╔══
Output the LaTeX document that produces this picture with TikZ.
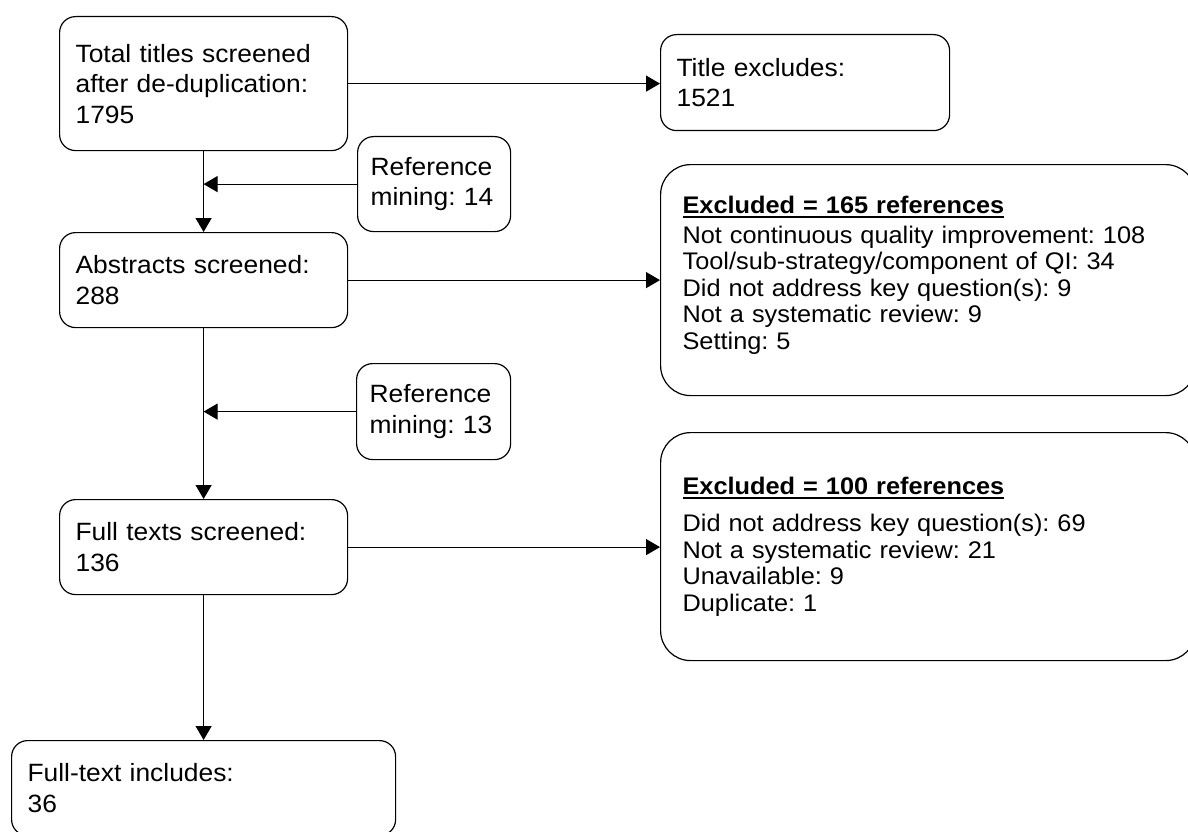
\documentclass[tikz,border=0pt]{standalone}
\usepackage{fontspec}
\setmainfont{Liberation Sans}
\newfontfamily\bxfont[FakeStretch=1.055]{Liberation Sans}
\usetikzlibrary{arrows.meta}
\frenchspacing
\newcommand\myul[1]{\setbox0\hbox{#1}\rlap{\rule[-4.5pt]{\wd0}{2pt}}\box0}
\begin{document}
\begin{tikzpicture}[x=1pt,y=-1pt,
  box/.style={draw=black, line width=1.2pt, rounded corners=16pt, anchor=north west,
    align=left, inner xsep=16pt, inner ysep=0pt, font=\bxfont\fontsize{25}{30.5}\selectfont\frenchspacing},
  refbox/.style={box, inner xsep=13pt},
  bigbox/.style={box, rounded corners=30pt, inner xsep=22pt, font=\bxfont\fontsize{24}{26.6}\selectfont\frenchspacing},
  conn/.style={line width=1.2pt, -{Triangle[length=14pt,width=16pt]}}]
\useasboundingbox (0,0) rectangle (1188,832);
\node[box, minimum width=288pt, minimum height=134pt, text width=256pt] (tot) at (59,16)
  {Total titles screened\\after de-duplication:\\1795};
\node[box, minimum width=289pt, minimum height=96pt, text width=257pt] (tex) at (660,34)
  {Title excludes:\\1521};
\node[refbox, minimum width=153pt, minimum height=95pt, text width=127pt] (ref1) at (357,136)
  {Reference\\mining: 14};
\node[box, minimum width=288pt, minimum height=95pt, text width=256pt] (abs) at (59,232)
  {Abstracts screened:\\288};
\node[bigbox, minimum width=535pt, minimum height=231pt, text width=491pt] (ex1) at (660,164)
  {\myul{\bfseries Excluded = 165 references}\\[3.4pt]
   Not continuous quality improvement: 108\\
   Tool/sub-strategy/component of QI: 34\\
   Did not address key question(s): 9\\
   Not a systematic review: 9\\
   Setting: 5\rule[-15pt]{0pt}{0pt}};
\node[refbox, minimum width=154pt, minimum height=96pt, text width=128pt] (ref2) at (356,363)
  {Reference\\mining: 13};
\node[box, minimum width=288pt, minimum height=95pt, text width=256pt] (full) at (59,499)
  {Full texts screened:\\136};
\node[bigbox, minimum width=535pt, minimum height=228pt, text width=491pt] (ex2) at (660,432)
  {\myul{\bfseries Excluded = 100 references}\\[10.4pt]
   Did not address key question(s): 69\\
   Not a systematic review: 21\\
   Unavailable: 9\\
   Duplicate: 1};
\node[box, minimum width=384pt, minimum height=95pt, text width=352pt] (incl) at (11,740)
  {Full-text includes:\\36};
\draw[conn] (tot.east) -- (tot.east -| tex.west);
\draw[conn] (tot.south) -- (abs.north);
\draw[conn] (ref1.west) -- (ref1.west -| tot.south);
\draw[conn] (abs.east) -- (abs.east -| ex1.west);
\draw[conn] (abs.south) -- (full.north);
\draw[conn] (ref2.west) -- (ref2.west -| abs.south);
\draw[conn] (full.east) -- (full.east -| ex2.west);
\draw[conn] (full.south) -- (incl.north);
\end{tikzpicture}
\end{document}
╚══
Repeat the listing verbatim. Skip the pictures.

• [Solution below]:
Output the LaTeX document that produces this picture with TikZ.
\documentclass[tikz,border=0pt]{standalone}
\usepackage{fontspec}
\setmainfont{Liberation Sans}
\newfontfamily\bxfont[FakeStretch=1.055]{Liberation Sans}
\usetikzlibrary{arrows.meta}
\frenchspacing
\newcommand\myul[1]{\setbox0\hbox{#1}\rlap{\rule[-4.5pt]{\wd0}{2pt}}\box0}
\begin{document}
\begin{tikzpicture}[x=1pt,y=-1pt,
  box/.style={draw=black, line width=1.2pt, rounded corners=16pt, anchor=north west,
    align=left, inner xsep=16pt, inner ysep=0pt, font=\bxfont\fontsize{25}{30.5}\selectfont\frenchspacing},
  refbox/.style={box, inner xsep=13pt},
  bigbox/.style={box, rounded corners=30pt, inner xsep=22pt, font=\bxfont\fontsize{24}{26.6}\selectfont\frenchspacing},
  conn/.style={line width=1.2pt, -{Triangle[length=14pt,width=16pt]}}]
\useasboundingbox (0,0) rectangle (1188,832);
\node[box, minimum width=288pt, minimum height=134pt, text width=256pt] (tot) at (59,16)
  {Total titles screened\\after de-duplication:\\1795};
\node[box, minimum width=289pt, minimum height=96pt, text width=257pt] (tex) at (660,34)
  {Title excludes:\\1521};
\node[refbox, minimum width=153pt, minimum height=95pt, text width=127pt] (ref1) at (357,136)
  {Reference\\mining: 14};
\node[box, minimum width=288pt, minimum height=95pt, text width=256pt] (abs) at (59,232)
  {Abstracts screened:\\288};
\node[bigbox, minimum width=535pt, minimum height=231pt, text width=491pt] (ex1) at (660,164)
  {\myul{\bfseries Excluded = 165 references}\\[3.4pt]
   Not continuous quality improvement: 108\\
   Tool/sub-strategy/component of QI: 34\\
   Did not address key question(s): 9\\
   Not a systematic review: 9\\
   Setting: 5\rule[-15pt]{0pt}{0pt}};
\node[refbox, minimum width=154pt, minimum height=96pt, text width=128pt] (ref2) at (356,363)
  {Reference\\mining: 13};
\node[box, minimum width=288pt, minimum height=95pt, text width=256pt] (full) at (59,499)
  {Full texts screened:\\136};
\node[bigbox, minimum width=535pt, minimum height=228pt, text width=491pt] (ex2) at (660,432)
  {\myul{\bfseries Excluded = 100 references}\\[10.4pt]
   Did not address key question(s): 69\\
   Not a systematic review: 21\\
   Unavailable: 9\\
   Duplicate: 1};
\node[box, minimum width=384pt, minimum height=95pt, text width=352pt] (incl) at (11,740)
  {Full-text includes:\\36};
\draw[conn] (tot.east) -- (tot.east -| tex.west);
\draw[conn] (tot.south) -- (abs.north);
\draw[conn] (ref1.west) -- (ref1.west -| tot.south);
\draw[conn] (abs.east) -- (abs.east -| ex1.west);
\draw[conn] (abs.south) -- (full.north);
\draw[conn] (ref2.west) -- (ref2.west -| abs.south);
\draw[conn] (full.east) -- (full.east -| ex2.west);
\draw[conn] (full.south) -- (incl.north);
\end{tikzpicture}
\end{document}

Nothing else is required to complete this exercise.